**Data entries**
-----
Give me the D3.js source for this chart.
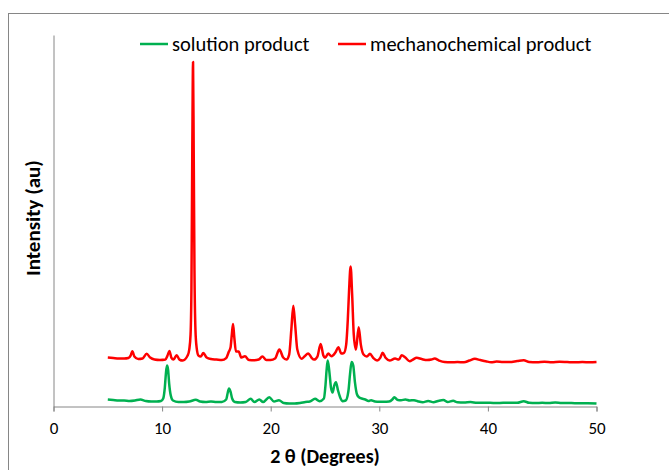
<!DOCTYPE html>
<html>
<head>
<meta charset="utf-8">
<script src="https://cdn.jsdelivr.net/npm/d3@7"></script>
<style>
  html, body { margin: 0; padding: 0; background: #fff; }
  svg { display: block; }
  text { font-family: Carlito, Calibri, Lato, "Open Sans", sans-serif; }
</style>
</head>
<body>
<svg id="chart" width="669" height="470"></svg>
<script>
// Powder XRD patterns: [2θ (degrees), intensity (a.u.)]
const solutionProduct = [
  [5.0,7],[5.5,6.5],[6.0,6],[6.5,6],[7.0,5.5],[7.5,6],[8.0,7],[8.5,5.5],[9.0,5],[9.5,5],
  [9.9,5.5],[10.1,8],[10.25,19],[10.35,33],[10.45,41],[10.55,37],[10.65,23],[10.8,11],[11.0,6],
  [11.5,4.5],[12.0,4.5],[12.5,5],[13.1,6.7],[13.5,5],[14.0,4.5],[14.5,5],[15.0,4.5],[15.5,4.5],
  [15.9,7],[16.05,14],[16.16,18],[16.3,15],[16.45,8],[16.7,4.5],[17.2,4],[17.7,4.5],[18.16,7.7],
  [18.5,4.5],[18.95,7],[19.3,4.5],[19.87,9.3],[20.3,5],[20.76,6.3],[21.2,3.5],[21.7,3],[22.2,3],
  [22.7,3.5],[23.2,4.5],[23.6,5],[24.08,7.7],[24.5,5.3],[24.9,8],[25.05,22],[25.15,37],[25.25,46],
  [25.4,35],[25.55,19],[25.7,14],[25.85,21],[26.01,24.3],[26.2,16],[26.4,9],[26.6,5.3],[26.9,6],
  [27.15,15],[27.3,32],[27.45,44.5],[27.6,41],[27.75,25],[27.95,12],[28.15,9],[28.38,8],[28.7,7],
  [29.0,5.5],[29.24,6.3],[29.6,5],[30.0,4.7],[30.4,4.7],[30.9,5],[31.2,7],[31.38,9.3],[31.7,6.5],
  [32.0,6.3],[32.4,7],[32.8,6],[33.2,6.3],[33.6,5],[34.0,4.3],[34.5,5.5],[35.0,4.3],[35.4,5.5],
  [35.9,6.5],[36.3,4.5],[36.8,5.7],[37.2,4.3],[37.8,4],[38.4,4.5],[39.0,3.7],[39.6,3.7],[40.2,3.7],
  [40.8,3.5],[41.4,3.7],[42.0,3.7],[42.7,3.7],[43.3,5.3],[43.8,3.7],[44.4,3.5],[45.0,3.7],[45.6,3.5],
  [46.2,4],[46.8,3.5],[47.4,3.5],[48.0,3.3],[48.6,3.3],[49.2,3.3],[50.0,3]
];

const mechanochemicalProduct = [
  [5.0,49],[5.5,48.5],[6.0,48],[6.5,48],[6.9,48.5],[7.1,51],[7.26,55.3],[7.45,50],[7.8,47.5],[8.2,48],
  [8.58,52.7],[8.9,49],[9.3,47],[9.8,46.5],[10.3,47],[10.5,51],[10.67,55.7],[10.85,49],[11.05,47],
  [11.34,51.3],[11.6,47],[11.9,46],[12.35,51],[12.5,57],[12.62,72],[12.7,117],[12.78,257],[12.85,345],
  [12.91,257],[12.98,137],[13.07,77],[13.18,59],[13.35,51],[13.55,50],[13.8,53.5],[14.1,49],[14.5,47.5],
  [15.0,47],[15.5,46.5],[15.9,48.5],[16.15,55],[16.3,59],[16.42,72],[16.53,82.7],[16.65,69],[16.8,55],
  [17.05,55],[17.3,49],[17.63,50.3],[18.0,46.5],[18.5,46.3],[18.9,47],[19.23,50],[19.6,46.5],[20.0,46.5],
  [20.4,48],[20.8,57],[21.15,49],[21.45,47],[21.7,52],[21.9,77],[22.08,101],[22.25,82],[22.45,57],
  [22.85,47.7],[23.1,50],[23.46,53],[23.75,49],[24.0,47],[24.3,50],[24.6,62.7],[24.85,51],[25.0,48.7],
  [25.3,53],[25.6,50.3],[25.95,54],[26.23,59.3],[26.5,53],[26.75,53.7],[26.95,62],[27.1,87],[27.22,117],
  [27.36,140.3],[27.5,112],[27.65,72],[27.85,57],[28.1,79.3],[28.3,62],[28.55,52],[28.85,50],[29.14,52.7],
  [29.45,48.5],[29.8,46],[30.1,49],[30.31,53.7],[30.6,48.5],[30.95,46],[31.45,48],[31.8,47],[32.06,51.3],
  [32.4,49],[32.8,45.3],[33.1,47],[33.44,48.7],[33.9,47.5],[34.4,46.5],[34.8,47],[35.1,48],[35.5,46],
  [36.0,44.5],[36.6,44.3],[37.2,44.5],[37.8,44.3],[38.3,46],[38.8,47.7],[39.3,46.5],[39.8,45.3],
  [40.3,44.3],[40.8,45],[41.4,44.5],[42.0,44.5],[42.7,45.5],[43.3,46.3],[43.8,44.5],[44.5,44.3],
  [45.2,44.7],[45.9,44.3],[46.6,44.7],[47.3,44.5],[48.0,44.3],[48.7,44.5],[49.4,44.3],[50.0,44.5]
];

const seriesNames = ["solution product", "mechanochemical product"];
const seriesColors = ["#00b050", "#ff0000"];
const xTicks = [0, 10, 20, 30, 40, 50];
const xTitle = "2 θ (Degrees)";
const yTitle = "Intensity (au)";

const svg = d3.select("#chart");
const axisColor = "#868686";

// Chart frame
svg.append("rect")
  .attr("x", 8.5).attr("y", 13.5)
  .attr("width", 700).attr("height", 500)
  .attr("fill", "none").attr("stroke", axisColor).attr("stroke-width", 1);

const x = d3.scaleLinear().domain([0, 50]).range([53.5, 596.5]);
const y = d3.scaleLinear().domain([0, 372]).range([406.5, 35]);

// X axis
const xAxis = svg.append("g")
  .attr("transform", `translate(0,${y(0)})`)
  .call(d3.axisBottom(x).tickValues(xTicks).tickSize(5).tickPadding(10).tickFormat(d3.format("d")));
xAxis.select(".domain").attr("stroke", axisColor).attr("stroke-width", 1);
xAxis.selectAll(".tick line").attr("stroke", axisColor);
xAxis.selectAll(".tick text").attr("fill", "#000").style("font-size", "17px");

// Y axis (line only)
const yAxis = svg.append("g")
  .attr("transform", `translate(${x(0)},0)`)
  .call(d3.axisLeft(y).tickValues([]).tickSizeOuter(0));
yAxis.select(".domain").attr("stroke", axisColor).attr("stroke-width", 1);

// Patterns
const line = d3.line().x(d => x(d[0])).y(d => y(d[1])).curve(d3.curveMonotoneX);
[solutionProduct, mechanochemicalProduct].forEach((data, i) => {
  svg.append("path")
    .datum(data)
    .attr("d", line)
    .attr("fill", "none")
    .attr("stroke", seriesColors[i])
    .attr("stroke-width", 2.5)
    .attr("stroke-linejoin", "round");
});

// Axis titles
svg.append("text")
  .attr("x", 325).attr("y", 463)
  .attr("text-anchor", "middle")
  .style("font-size", "20px").style("font-weight", "bold")
  .text(xTitle);

svg.append("text")
  .attr("transform", `translate(40,218) rotate(-90)`)
  .attr("text-anchor", "middle")
  .style("font-size", "21px").style("font-weight", "bold")
  .text(yTitle);

// Legend
const legendX = [140, 338];
seriesNames.forEach((name, i) => {
  const g = svg.append("g").attr("transform", `translate(${legendX[i]},44)`);
  g.append("line").attr("x1", 0).attr("x2", 28).attr("y1", 0).attr("y2", 0)
    .attr("stroke", seriesColors[i]).attr("stroke-width", 2.5);
  g.append("text").attr("x", 32).attr("y", 7)
    .style("font-size", "20.5px").attr("fill", "#000")
    .text(name);
});
</script>
</body>
</html>
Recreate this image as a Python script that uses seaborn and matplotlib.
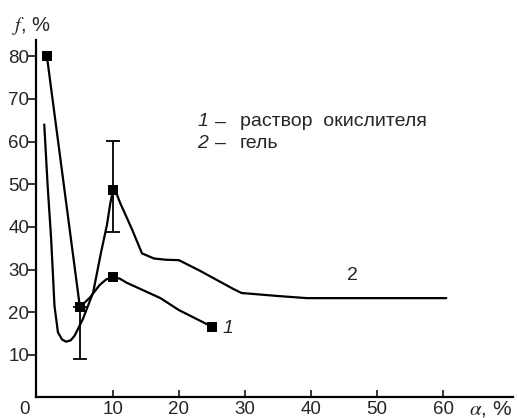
import matplotlib
matplotlib.use("Agg")
import matplotlib.pyplot as plt
import seaborn as sns
import pandas as pd

# curve 1 (solution of oxidiser): measured points and the drawn line
c1_x = [0, 5, 10, 25]
c1_y = [80, 21.2, 28.2, 16.6]
c1_line_x = [0, 5, 6.5, 8, 9, 10, 11, 12.1, 17.2, 20, 25]
c1_line_y = [80, 21.2, 23.4, 26.4, 27.7, 28.2, 27.9, 26.9, 23.3, 20.5, 16.6]

# curve 2 (gel)
c2_x = [-0.4, 0.1, 0.65, 1.15, 1.67, 2.3, 2.9, 3.6, 4.2, 5.45, 7.0, 8.2, 9.1,
        9.6, 10.0, 10.5, 11.1, 12.9, 14.4, 16.2, 18.0, 20.0, 23.2, 28.3, 29.5,
        35.0, 39.4, 60.5]
c2_y = [64, 50, 37, 21.5, 15.3, 13.6, 13.1, 13.4, 14.5, 18.4, 24.6, 34.0, 40.5,
        45.5, 48.5, 48.0, 45.6, 39.4, 33.8, 32.6, 32.3, 32.2, 29.7, 25.4, 24.5,
        23.8, 23.3, 23.3]
c2_mark_x = [10]
c2_mark_y = [48.7]

# error bars
err_x = [5, 10]
err_mid = [21.2, 48.7]
err_lo = [9.1, 38.7]
err_hi = [21.2, 60.2]

x_ticks = [10, 20, 30, 40, 50, 60]
y_ticks = [10, 20, 30, 40, 50, 60, 70, 80]

sns.set_style("ticks")
plt.rcParams["font.family"] = ["Liberation Sans", "DejaVu Sans"]
plt.rcParams["mathtext.fontset"] = "stix"

fig = plt.figure(figsize=(5.17, 4.18), dpi=100)
ax = fig.add_axes([36 / 517, 21.3 / 418, 477 / 517, 356.7 / 418])

df1 = pd.DataFrame({"x": c1_line_x, "y": c1_line_y})
df2 = pd.DataFrame({"x": c2_x, "y": c2_y})
sns.lineplot(data=df1, x="x", y="y", sort=False, color="black", lw=1.6, ax=ax)
sns.lineplot(data=df2, x="x", y="y", sort=False, color="black", lw=1.6, ax=ax)

lo = [m - l for m, l in zip(err_mid, err_lo)]
hi = [h - m for m, h in zip(err_mid, err_hi)]
ax.errorbar(err_x, err_mid, yerr=[lo, hi], fmt="none", ecolor="black",
            elinewidth=1.3, capsize=5, capthick=1.3)

marks = pd.DataFrame({"x": c1_x + c2_mark_x, "y": c1_y + c2_mark_y})
sns.scatterplot(data=marks, x="x", y="y", marker="s", s=62, color="black",
                edgecolor="black", linewidth=0, zorder=5, ax=ax)

ax.set_xlim(-1.65, 70.6)
ax.set_ylim(0.2, 83.8)
ax.set_xticks(x_ticks)
ax.set_yticks(y_ticks)
ax.set_xticklabels([str(v) for v in x_ticks], fontsize=13.5)
ax.set_yticklabels([str(v) for v in y_ticks], fontsize=13.5)
ax.tick_params(axis="x", direction="in", length=5, width=1.3, pad=3)
ax.tick_params(axis="y", direction="out", length=6, width=1.3, pad=-1)
ax.set_xlabel("")
ax.set_ylabel("")
sns.despine(ax=ax)
for s in ["left", "bottom"]:
    ax.spines[s].set_linewidth(1.6)
    ax.spines[s].set_color("black")

# axis captions and the origin zero
fig.text(12 / 517, 1 - 26 / 418, r"$f$, %", fontsize=14.5, va="center", ha="left")
fig.text(512 / 517, 1 - 409 / 418, r"$\alpha$, %", fontsize=15, va="center", ha="right")
fig.text(25 / 517, 1 - 409 / 418, "0", fontsize=13.5, va="center", ha="center")

# legend written as text
ax.text(22.8, 64.6, "1", fontsize=14, style="italic", va="center")
ax.text(25.5, 64.6, "–", fontsize=14, va="center")
ax.text(29.2, 64.6, "раствор  окислителя", fontsize=14, va="center")
ax.text(22.8, 59.6, "2", fontsize=14, style="italic", va="center")
ax.text(25.5, 59.6, "–", fontsize=14, va="center")
ax.text(29.2, 59.6, "гель", fontsize=14, va="center")

# curve labels
ax.text(46.3, 28.7, "2", fontsize=14, ha="center", va="center")
ax.text(27.4, 16.1, "1", fontsize=14, style="italic", ha="center", va="center")

fig.savefig("out.png", dpi=100)
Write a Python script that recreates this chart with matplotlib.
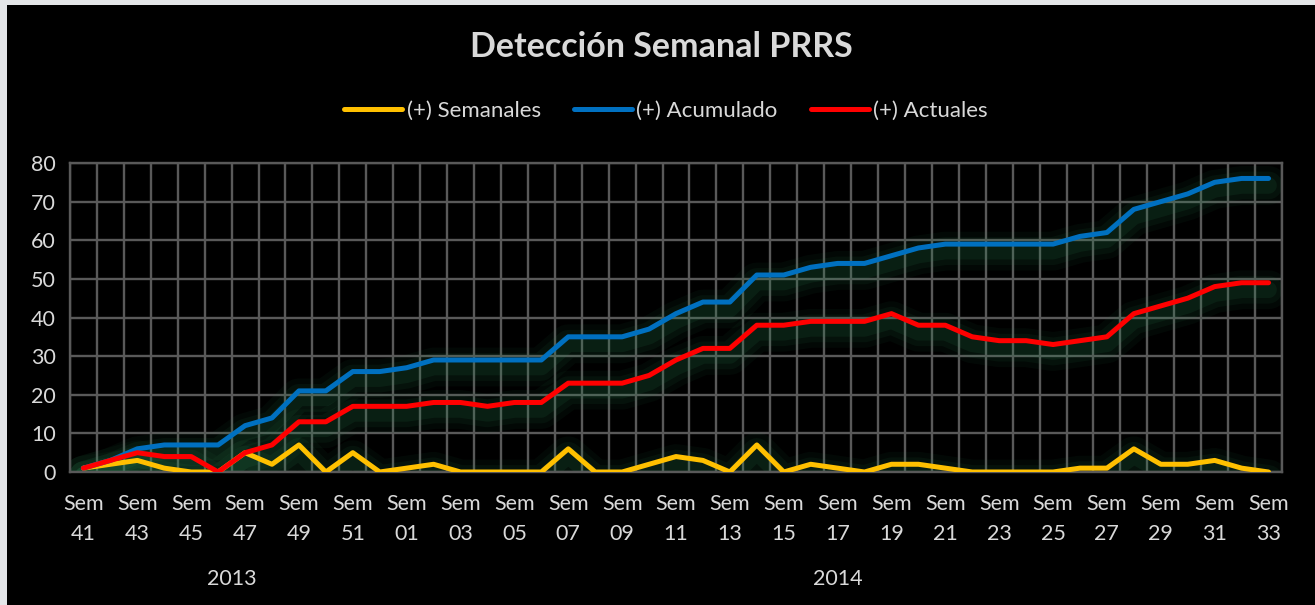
import matplotlib
matplotlib.use("Agg")
import matplotlib.pyplot as plt
import matplotlib.transforms as mtransforms
from matplotlib.patches import Rectangle

plt.rcParams['font.family'] = ['Lato', 'DejaVu Sans']

# ---- data ----
weeks_2013 = ["41", "42", "43", "44", "45", "46", "47", "48", "49", "50", "51", "52"]
weeks_2014 = ["01", "02", "03", "04", "05", "06", "07", "08", "09", "10", "11",
              "12", "13", "14", "15", "16", "17", "18", "19", "20", "21", "22",
              "23", "24", "25", "26", "27", "28", "29", "30", "31", "32", "33"]
years = ["2013", "2014"]

semanales = [1, 2, 3, 1, 0, 0, 5, 2, 7, 0, 5, 0,
             1, 2, 0, 0, 0, 0, 6, 0, 0, 2, 4, 3, 0, 7, 0, 2, 1, 0,
             2, 2, 1, 0, 0, 0, 0, 1, 1, 6, 2, 2, 3, 1, 0]
acumulado = [1, 3, 6, 7, 7, 7, 12, 14, 21, 21, 26, 26,
             27, 29, 29, 29, 29, 29, 35, 35, 35, 37, 41, 44, 44, 51, 51, 53, 54, 54,
             56, 58, 59, 59, 59, 59, 59, 61, 62, 68, 70, 72, 75, 76, 76]
actuales = [1, 3, 5, 4, 4, 0, 5, 7, 13, 13, 17, 17,
            17, 18, 18, 17, 18, 18, 23, 23, 23, 25, 29, 32, 32, 38, 38, 39, 39, 39,
            41, 38, 38, 35, 34, 34, 33, 34, 35, 41, 43, 45, 48, 49, 49]

series_names = ["(+) Semanales", "(+) Acumulado", "(+) Actuales"]
series_colors = ["#FFC000", "#0070C0", "#FF0000"]

categories = [("Sem\n" + w) for w in weeks_2013 + weeks_2014]
n = len(categories)
x = list(range(n))

W, H = 1315, 605
fig = plt.figure(figsize=(W / 100, H / 100), dpi=100)
fig.patch.set_facecolor("#E4E6E8")
fig.add_artist(Rectangle((7 / W, 0), 1 - 7 / W, 1 - 5 / H, transform=fig.transFigure,
                         facecolor="black", edgecolor="none", zorder=0))

ax = fig.add_axes([70 / W, 1 - 472 / H, (1282 - 70) / W, (472 - 163) / H])
ax.set_facecolor("black")

txt_c = "#D9D9D9"
grid_c = "#595959"
ax.set_xlim(-0.5, n - 0.5)
ax.set_ylim(0, 80)
ax.set_yticks(range(0, 81, 10))
ax.set_xticks(x[::2])
ax.set_xticklabels(categories[::2], linespacing=1.6)
ax.set_xticks([i - 0.5 for i in range(n + 1)], minor=True)
ax.grid(True, which="major", axis="y", color=grid_c, linewidth=1.7)
ax.grid(True, which="minor", axis="x", color=grid_c, linewidth=1.7)
ax.grid(False, which="major", axis="x")
ax.tick_params(axis="both", which="both", length=0, colors=txt_c, labelsize=15.5)
ax.tick_params(axis="x", pad=16)
ax.tick_params(axis="y", pad=10)
for s in ax.spines.values():
    s.set_color(grid_c)
    s.set_linewidth(1.7)
ax.set_axisbelow(True)

# glow shadows
shadow_tr = mtransforms.offset_copy(ax.transData, fig=fig, x=0, y=-7, units="dots")
for data in [semanales, acumulado, actuales]:
    for lw, a in [(28, 0.06), (20, 0.08), (12, 0.11)]:
        ax.plot(x, data, color="#2E8B57", linewidth=lw, alpha=a, transform=shadow_tr,
                solid_capstyle="round", solid_joinstyle="round", zorder=2)

lines = []
for k, (data, name, col) in enumerate(zip([semanales, acumulado, actuales], series_names, series_colors)):
    ln, = ax.plot(x, data, color=col, linewidth=3.6, label=name, zorder=3 + k,
                  solid_capstyle="round", solid_joinstyle="round")
    lines.append(ln)

# year labels
ax.text((len(weeks_2013) - 1) / 2, -0.345, years[0], transform=ax.get_xaxis_transform(),
        ha="center", va="center", color=txt_c, fontsize=15.5)
ax.text((len(weeks_2013) + n - 1) / 2, -0.345, years[1], transform=ax.get_xaxis_transform(),
        ha="center", va="center", color=txt_c, fontsize=15.5)

fig.text(661 / W, 1 - 47 / H, "Detección Semanal PRRS", ha="center", va="center",
         color=txt_c, fontsize=24.5, fontweight="bold")

leg = fig.legend(handles=lines, labels=series_names, loc="center",
                 bbox_to_anchor=(666 / W, 1 - 111 / H), ncol=3, frameon=False,
                 fontsize=16, handlelength=2.6, handletextpad=0.2, columnspacing=1.5)
for t in leg.get_texts():
    t.set_color(txt_c)

fig.savefig("out.png", dpi=100, facecolor=fig.get_facecolor())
-----
**What needs to be done**
From the records above, copy exactly the stretch from the line holding "Write a Python" through the line holding "plt.rcParams['font.family'] = ['Lato', 'DejaVu", both ends included, without the pictures.

**Task result**
Write a Python script that recreates this chart with matplotlib.
import matplotlib
matplotlib.use("Agg")
import matplotlib.pyplot as plt
import matplotlib.transforms as mtransforms
from matplotlib.patches import Rectangle

plt.rcParams['font.family'] = ['Lato', 'DejaVu Sans']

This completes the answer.